Upcoming local discussions and launches

One VPS consultation; until June 28, online and 10 Victorian locations: This week is the last chance for employees in the Victorian Public Sector to participate in the VPS-wide survey and focus groups that will shortly transform employment in the sector. One VPS is a whole-of-government reform program, led by Carolyn De Gois, focusing on people, process and technology. The reforms aim to build a workplace culture that encourages and enables cross-departmental mobility, collaboration and innovation. Attended by VPS employees only, each of the 10 focus groups are led by a senior leader of the VPS.

Book launch: Born at the Right Time; June 25, Sydney: a memoir by Professor Ron McCallum, Emeritus Professor of Law at the University of Sydney, the first totally blind person to be appointed to a full professorship at any university in Australia. He has been chair of the United Nations Committee on the Rights of Persons with Disabilities in Geneva, has received a Centenary Medal for his work, and was the 2011 Senior Australian of the Year. The memoir will be launched by NSW Governor Margaret Beazley. Attended by legal and inclusion specialists.

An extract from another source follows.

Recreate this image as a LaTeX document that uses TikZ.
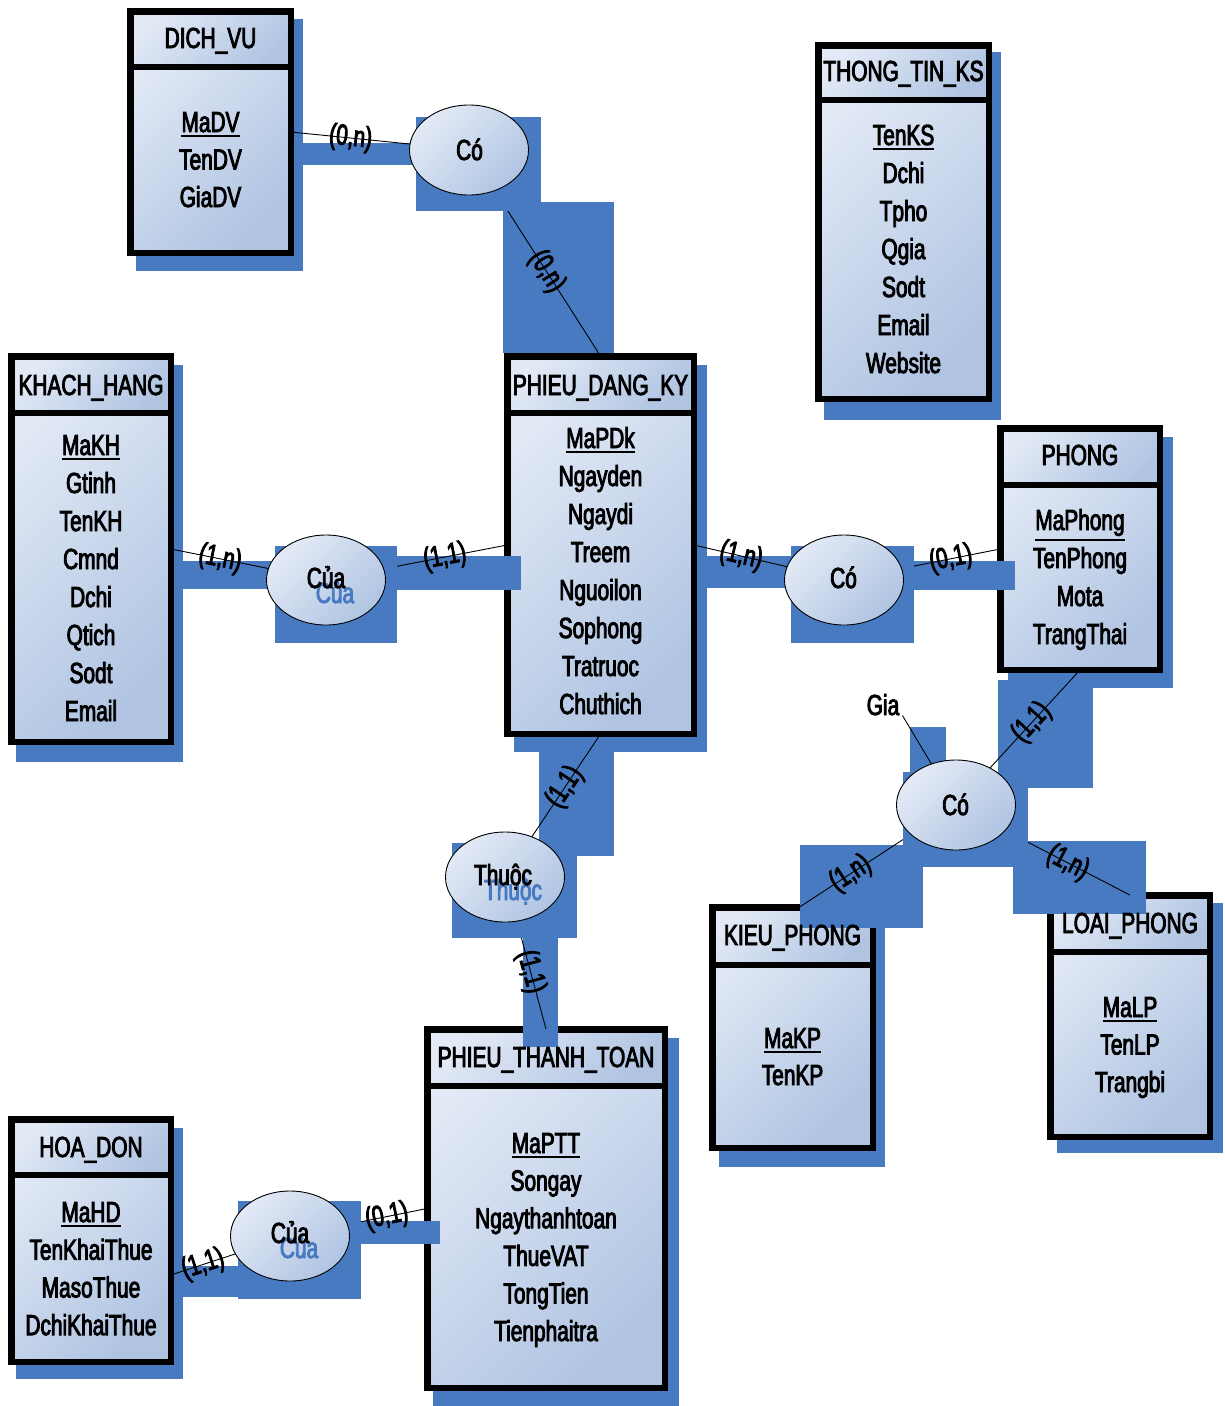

Productivity and the end of work; June 25, Sydney and June 27, Brisbane: a discussion about changes to work culture, hosted by the Ethics Alliance. The End of Work? will draw on employment law, the role of human resources and the unions to explore the ethical issues at play when, under the guise of productivity, lean or agile working, people are becoming less connected, and more stressed out. Does a 40 hour work week now have a 60 hour digital footprint? Do flexible work hours lead to job insecurity? Is 9-5 worth protecting? How can we design teams and organisations better? Attended by HR managers and organisation leaders.

Chinese strategic culture and meritocratic principles; June 27, Canberra: a presentation that unpacks Chinese strategic culture from an employee of the Department of Defence with a rich and deep understanding of Chinese cultural heritage, yet whose family is here because of the events of 1989. Kelvin Chau will discuss how this cultural heritage informs the approach of the Chinese Communist Party, enriched with insights such as how the Party benefits from several thousand years of an elite bureaucracy appointed on meritocratic principles. The discussion is part of the Australian Army Research Centre Seminar Series co-hosted with the CSU Terrorism Studies program. Email [email protected] for further details.

Women in defence industry; July 11, Canberra: launch of the report Growing the Defence Industry Workforce: attracting and retaining women with critical skills and trades from Rapid Context. This report details the current state for women in defence industry occupations including: workplace issues for women in STEM roles and in trade apprenticeships; women’s lived experiences in defence industry roles in Australia; current challenges for achieving greater diversity across the defence industry sector; and the reasons women leave the industry. The report also examines the effectiveness of strategies to date and makes suggestions for the future. Attended by defence and security sector, defence industry, and diversity and inclusion specialists.

Government cloud; August 20-21, Canberra: the AWS Public Sector Summit is returning. The annual summit draws significant crowds with keynotes and workshops on topics such as artificial intelligence and machine learning, serverless and containerisation, data and analytics, security, and migration. Attended by public sector managers, contract providers, service delivery project leaders, developers, and expert users.